Gainesville coach Bruce Miller will be the first to tell you how big last week’s win over Buford was.
When the final seconds ticked off, the joy and the relief were visible in the players streaming off the sidelines and in the assistant coaches pumping fists and slapping high-fives in the their perch above the visitors’ bleachers.
From off the shoulders and on the face of Miller, angst dissipated.
The Red Elephants had never beaten Buford in four previous tries, all under Miller’s watch.
“It hadn’t even been close,” Miller said. “This was something that needed to happen, because it hadn’t been much of a rivalry.”
When the win finally came, Miller compared the feeling to Christmas morning — just as exhilarating and even more fleeting.
Such is the life of a coach.
Miller’s week ends when he goes to sleep sometime in the wee hours of Saturday morning.

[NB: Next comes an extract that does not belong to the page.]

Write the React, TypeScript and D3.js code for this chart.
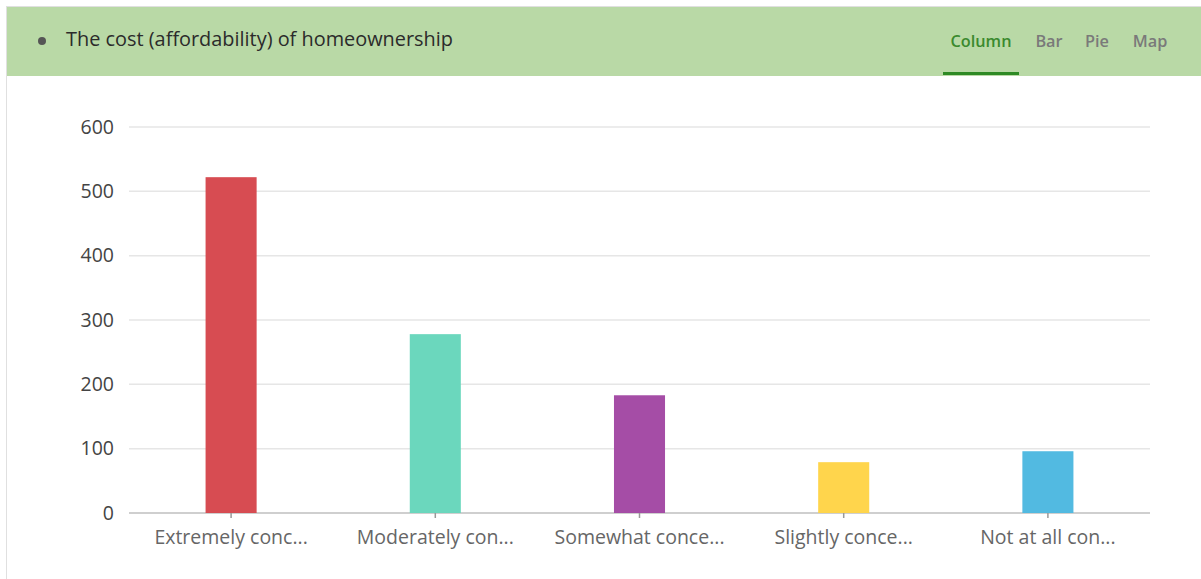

The next week starts at 7 a.m., when he rolls out of bed, checks the scores around the area from the previous night, then heads to the film room to break down what transpired 12 hours ago.
Once the film is done, once the good and bad have been noted, it’s on to preparing for the next opponent, and on to the myriad other duties that come with overseeing a marquee program in the era of the televised high school game.
Miller’s office tells the tale of a man who hasn’t had a day off since July 4 and hopes to not have another one until Christmas break. Papers are piled high, boxes are stacked up, the phone rings, players and assistant coaches pop in and out, as do journalists and camera crews, each with their own demands on his time.
It can be a grind, he admits, though one would be hard-pressed to deduce as much from the coach’s demeanor.
For every ringing phone, for every player, for every member of the media, Miller accommodates without betraying a hint of the inconvenience we surely must be.
“I just roll with the punches,” Miller said. “It’s part of managing a program. I still like the daily stuff that comes with it.”
Elsewhere around the office, clues reveal more about the man whose teams have never missed the playoffs in his 10 years at Gainesville.
On the whiteboard, adjacent to the offensive two-deep and scattered Xs and Os, a quote: “Be demanding, not demeaning.”
In the top left corner of the same board:
Noticeably absent: Wins, region championships, etc., but those have come in bunches, too, as evidenced by the wall covered in Coach of Year plaques.
“I’ve been blessed,” Miller said. “We’ve got a great coaching staff with guys that aren’t just good coaches, they’re good at handling their responsibilities, and I delegate a lot.
“We’ve got a great school system that lets you coach, and I still like to coach, I don’t want to just be the CEO, I like to have a hand in the gameplan and coach, and here the school wants you to coach. I don’t have to deal with marking the field and other things guys at other schools have to do.
“And we’ve got a great community. You’re in a fishbowl here, but they like you as long as you’re winning,” he added with a knowing grin.
Winning hasn’t been a problem under Miller. The Red Elephants have won four straight region titles and advanced to the state semifinals or beyond in two of the last three years.
Now that Gainesville has jumped up two classifications to AAAAA, the challenge will be greater. But don’t expect Miller to back down — or slow down — any time soon. At the end of each season, Miller said he takes some time to get past the fatigue. Then he asks himself if he’s up for another year.
“And the answer keeps coming back yes,” he said. “But I’m getting asked that more and more these days.”
When this writer spoke with Miller shortly after the Red Elephants’ heartbreaking 13-12 loss in the 2009 state championship game, I thought it was the last time we’d see him with the trademark “G” embroidered on the ever-present red-and-white polo shirt.
He’d gotten so agonizingly close to the one career goal he’s yet to achieve and was losing one of the most talented senior classes he’d ever had. He looked tired, deflated — not at all the norm for the energetic veteran of 40 autumns on the high school sidelines.
But retirement, he said, never crossed his mind.
“I’m too stubborn,” Miller said. “There are people who think I’ll retire when (star Gainesville quarterback) Deshaun (Watson) goes, but I’m just stubborn enough to come back and show them that life goes on. I like the challenge of it.”
For Gainesville High School — its present and its future — it’d be a good thing if Miller keeps finding those challenges and keeps answering in the affirmative at the end of every season.
He’s not the only one who’s been blessed.